→ **TASK DIRECTIONS**: Write out the material exactly. Do not include the pictures.

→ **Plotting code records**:
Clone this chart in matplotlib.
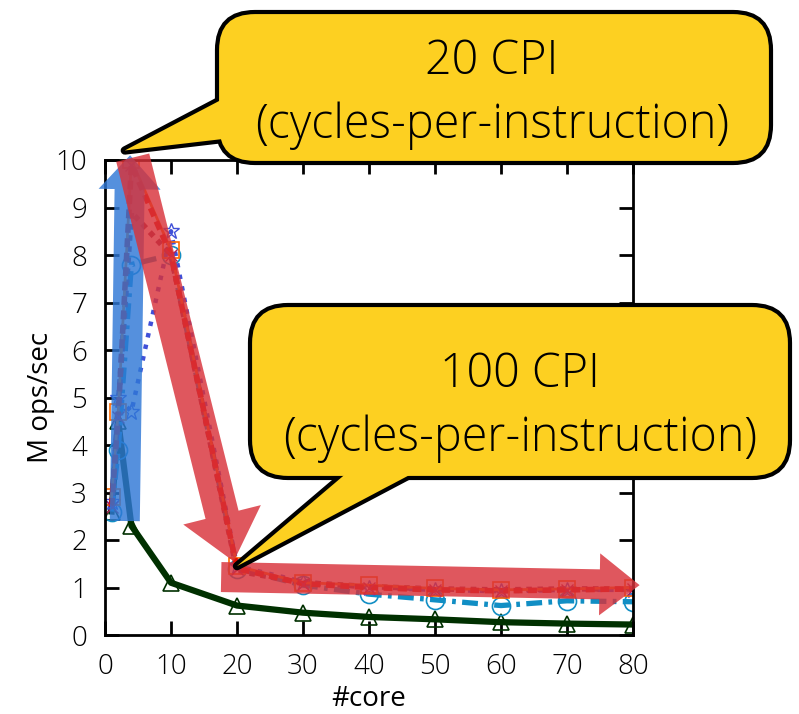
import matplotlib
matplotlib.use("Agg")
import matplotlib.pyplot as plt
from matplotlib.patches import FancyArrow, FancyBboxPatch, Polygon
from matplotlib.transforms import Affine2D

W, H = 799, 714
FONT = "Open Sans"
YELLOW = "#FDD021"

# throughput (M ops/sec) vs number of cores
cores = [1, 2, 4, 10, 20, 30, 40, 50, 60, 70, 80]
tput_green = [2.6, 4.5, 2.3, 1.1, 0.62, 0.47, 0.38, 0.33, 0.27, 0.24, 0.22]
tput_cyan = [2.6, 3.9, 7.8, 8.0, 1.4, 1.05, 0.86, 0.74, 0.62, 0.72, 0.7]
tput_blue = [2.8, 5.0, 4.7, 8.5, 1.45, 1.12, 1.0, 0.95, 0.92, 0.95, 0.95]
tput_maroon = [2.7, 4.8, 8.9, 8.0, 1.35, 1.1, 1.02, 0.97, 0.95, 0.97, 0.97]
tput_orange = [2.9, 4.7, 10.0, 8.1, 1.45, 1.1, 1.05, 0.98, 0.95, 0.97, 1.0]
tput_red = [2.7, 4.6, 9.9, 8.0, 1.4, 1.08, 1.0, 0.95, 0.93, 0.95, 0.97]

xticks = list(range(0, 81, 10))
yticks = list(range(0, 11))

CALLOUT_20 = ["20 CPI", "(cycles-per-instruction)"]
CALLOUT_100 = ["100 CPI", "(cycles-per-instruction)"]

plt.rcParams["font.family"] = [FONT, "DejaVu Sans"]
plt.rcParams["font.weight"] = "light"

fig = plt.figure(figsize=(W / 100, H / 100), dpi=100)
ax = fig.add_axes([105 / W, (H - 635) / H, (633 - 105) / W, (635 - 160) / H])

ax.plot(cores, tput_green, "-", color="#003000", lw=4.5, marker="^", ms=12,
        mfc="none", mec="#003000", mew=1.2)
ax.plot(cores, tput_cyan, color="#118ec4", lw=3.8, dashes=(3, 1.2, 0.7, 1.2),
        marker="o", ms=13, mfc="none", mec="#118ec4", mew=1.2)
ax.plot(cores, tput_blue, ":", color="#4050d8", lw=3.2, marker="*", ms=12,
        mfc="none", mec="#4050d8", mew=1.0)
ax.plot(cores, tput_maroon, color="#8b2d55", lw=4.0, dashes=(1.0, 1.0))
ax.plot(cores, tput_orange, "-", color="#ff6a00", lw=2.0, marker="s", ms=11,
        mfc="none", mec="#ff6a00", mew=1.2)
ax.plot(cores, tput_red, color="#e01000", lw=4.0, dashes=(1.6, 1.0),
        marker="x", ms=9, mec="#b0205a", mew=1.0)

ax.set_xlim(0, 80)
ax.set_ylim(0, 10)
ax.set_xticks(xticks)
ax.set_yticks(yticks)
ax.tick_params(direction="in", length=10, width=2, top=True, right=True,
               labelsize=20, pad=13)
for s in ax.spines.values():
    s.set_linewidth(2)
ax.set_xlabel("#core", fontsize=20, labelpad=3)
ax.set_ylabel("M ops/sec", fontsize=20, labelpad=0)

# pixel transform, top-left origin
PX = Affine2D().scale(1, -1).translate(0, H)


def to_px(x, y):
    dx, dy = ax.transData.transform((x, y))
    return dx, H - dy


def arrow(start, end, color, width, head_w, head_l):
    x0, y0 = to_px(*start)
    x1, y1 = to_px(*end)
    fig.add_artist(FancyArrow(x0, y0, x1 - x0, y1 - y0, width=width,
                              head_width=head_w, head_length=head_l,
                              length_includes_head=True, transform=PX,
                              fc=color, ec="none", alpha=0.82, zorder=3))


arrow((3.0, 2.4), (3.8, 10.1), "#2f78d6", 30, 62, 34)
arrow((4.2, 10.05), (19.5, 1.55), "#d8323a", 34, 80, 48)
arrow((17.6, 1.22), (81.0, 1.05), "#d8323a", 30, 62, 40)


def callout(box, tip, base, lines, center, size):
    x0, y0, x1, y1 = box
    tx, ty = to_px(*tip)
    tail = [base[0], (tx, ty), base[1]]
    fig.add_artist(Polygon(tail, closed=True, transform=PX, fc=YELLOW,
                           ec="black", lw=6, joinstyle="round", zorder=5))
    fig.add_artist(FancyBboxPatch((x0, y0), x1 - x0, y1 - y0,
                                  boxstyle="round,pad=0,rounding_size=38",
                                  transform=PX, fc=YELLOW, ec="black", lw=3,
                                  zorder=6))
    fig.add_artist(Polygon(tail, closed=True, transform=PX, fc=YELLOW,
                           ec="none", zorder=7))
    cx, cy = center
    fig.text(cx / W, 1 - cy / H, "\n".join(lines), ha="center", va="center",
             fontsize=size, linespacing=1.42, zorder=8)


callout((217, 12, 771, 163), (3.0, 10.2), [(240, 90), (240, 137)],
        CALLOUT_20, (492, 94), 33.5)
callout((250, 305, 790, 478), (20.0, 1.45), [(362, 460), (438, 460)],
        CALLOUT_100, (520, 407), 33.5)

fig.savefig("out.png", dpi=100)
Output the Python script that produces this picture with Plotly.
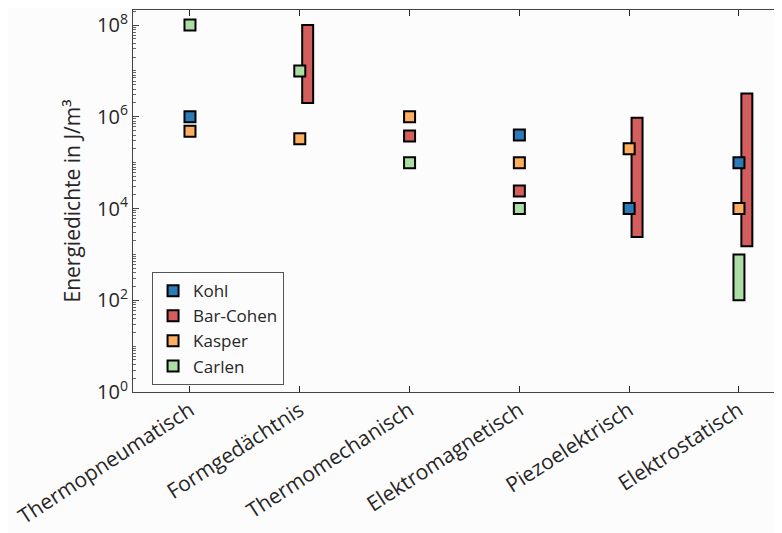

→ **TASK RESPONSE**:
Clone this chart in matplotlib.
import matplotlib
matplotlib.use("Agg")
import matplotlib.pyplot as plt
from matplotlib.patches import FancyArrow, FancyBboxPatch, Polygon
from matplotlib.transforms import Affine2D

W, H = 799, 714
FONT = "Open Sans"
YELLOW = "#FDD021"

# throughput (M ops/sec) vs number of cores
cores = [1, 2, 4, 10, 20, 30, 40, 50, 60, 70, 80]
tput_green = [2.6, 4.5, 2.3, 1.1, 0.62, 0.47, 0.38, 0.33, 0.27, 0.24, 0.22]
tput_cyan = [2.6, 3.9, 7.8, 8.0, 1.4, 1.05, 0.86, 0.74, 0.62, 0.72, 0.7]
tput_blue = [2.8, 5.0, 4.7, 8.5, 1.45, 1.12, 1.0, 0.95, 0.92, 0.95, 0.95]
tput_maroon = [2.7, 4.8, 8.9, 8.0, 1.35, 1.1, 1.02, 0.97, 0.95, 0.97, 0.97]
tput_orange = [2.9, 4.7, 10.0, 8.1, 1.45, 1.1, 1.05, 0.98, 0.95, 0.97, 1.0]
tput_red = [2.7, 4.6, 9.9, 8.0, 1.4, 1.08, 1.0, 0.95, 0.93, 0.95, 0.97]

xticks = list(range(0, 81, 10))
yticks = list(range(0, 11))

CALLOUT_20 = ["20 CPI", "(cycles-per-instruction)"]
CALLOUT_100 = ["100 CPI", "(cycles-per-instruction)"]

plt.rcParams["font.family"] = [FONT, "DejaVu Sans"]
plt.rcParams["font.weight"] = "light"

fig = plt.figure(figsize=(W / 100, H / 100), dpi=100)
ax = fig.add_axes([105 / W, (H - 635) / H, (633 - 105) / W, (635 - 160) / H])

ax.plot(cores, tput_green, "-", color="#003000", lw=4.5, marker="^", ms=12,
        mfc="none", mec="#003000", mew=1.2)
ax.plot(cores, tput_cyan, color="#118ec4", lw=3.8, dashes=(3, 1.2, 0.7, 1.2),
        marker="o", ms=13, mfc="none", mec="#118ec4", mew=1.2)
ax.plot(cores, tput_blue, ":", color="#4050d8", lw=3.2, marker="*", ms=12,
        mfc="none", mec="#4050d8", mew=1.0)
ax.plot(cores, tput_maroon, color="#8b2d55", lw=4.0, dashes=(1.0, 1.0))
ax.plot(cores, tput_orange, "-", color="#ff6a00", lw=2.0, marker="s", ms=11,
        mfc="none", mec="#ff6a00", mew=1.2)
ax.plot(cores, tput_red, color="#e01000", lw=4.0, dashes=(1.6, 1.0),
        marker="x", ms=9, mec="#b0205a", mew=1.0)

ax.set_xlim(0, 80)
ax.set_ylim(0, 10)
ax.set_xticks(xticks)
ax.set_yticks(yticks)
ax.tick_params(direction="in", length=10, width=2, top=True, right=True,
               labelsize=20, pad=13)
for s in ax.spines.values():
    s.set_linewidth(2)
ax.set_xlabel("#core", fontsize=20, labelpad=3)
ax.set_ylabel("M ops/sec", fontsize=20, labelpad=0)

# pixel transform, top-left origin
PX = Affine2D().scale(1, -1).translate(0, H)


def to_px(x, y):
    dx, dy = ax.transData.transform((x, y))
    return dx, H - dy


def arrow(start, end, color, width, head_w, head_l):
    x0, y0 = to_px(*start)
    x1, y1 = to_px(*end)
    fig.add_artist(FancyArrow(x0, y0, x1 - x0, y1 - y0, width=width,
                              head_width=head_w, head_length=head_l,
                              length_includes_head=True, transform=PX,
                              fc=color, ec="none", alpha=0.82, zorder=3))


arrow((3.0, 2.4), (3.8, 10.1), "#2f78d6", 30, 62, 34)
arrow((4.2, 10.05), (19.5, 1.55), "#d8323a", 34, 80, 48)
arrow((17.6, 1.22), (81.0, 1.05), "#d8323a", 30, 62, 40)


def callout(box, tip, base, lines, center, size):
    x0, y0, x1, y1 = box
    tx, ty = to_px(*tip)
    tail = [base[0], (tx, ty), base[1]]
    fig.add_artist(Polygon(tail, closed=True, transform=PX, fc=YELLOW,
                           ec="black", lw=6, joinstyle="round", zorder=5))
    fig.add_artist(FancyBboxPatch((x0, y0), x1 - x0, y1 - y0,
                                  boxstyle="round,pad=0,rounding_size=38",
                                  transform=PX, fc=YELLOW, ec="black", lw=3,
                                  zorder=6))
    fig.add_artist(Polygon(tail, closed=True, transform=PX, fc=YELLOW,
                           ec="none", zorder=7))
    cx, cy = center
    fig.text(cx / W, 1 - cy / H, "\n".join(lines), ha="center", va="center",
             fontsize=size, linespacing=1.42, zorder=8)


callout((217, 12, 771, 163), (3.0, 10.2), [(240, 90), (240, 137)],
        CALLOUT_20, (492, 94), 33.5)
callout((250, 305, 790, 478), (20.0, 1.45), [(362, 460), (438, 460)],
        CALLOUT_100, (520, 407), 33.5)

fig.savefig("out.png", dpi=100)
Output the Python script that produces this picture with Plotly.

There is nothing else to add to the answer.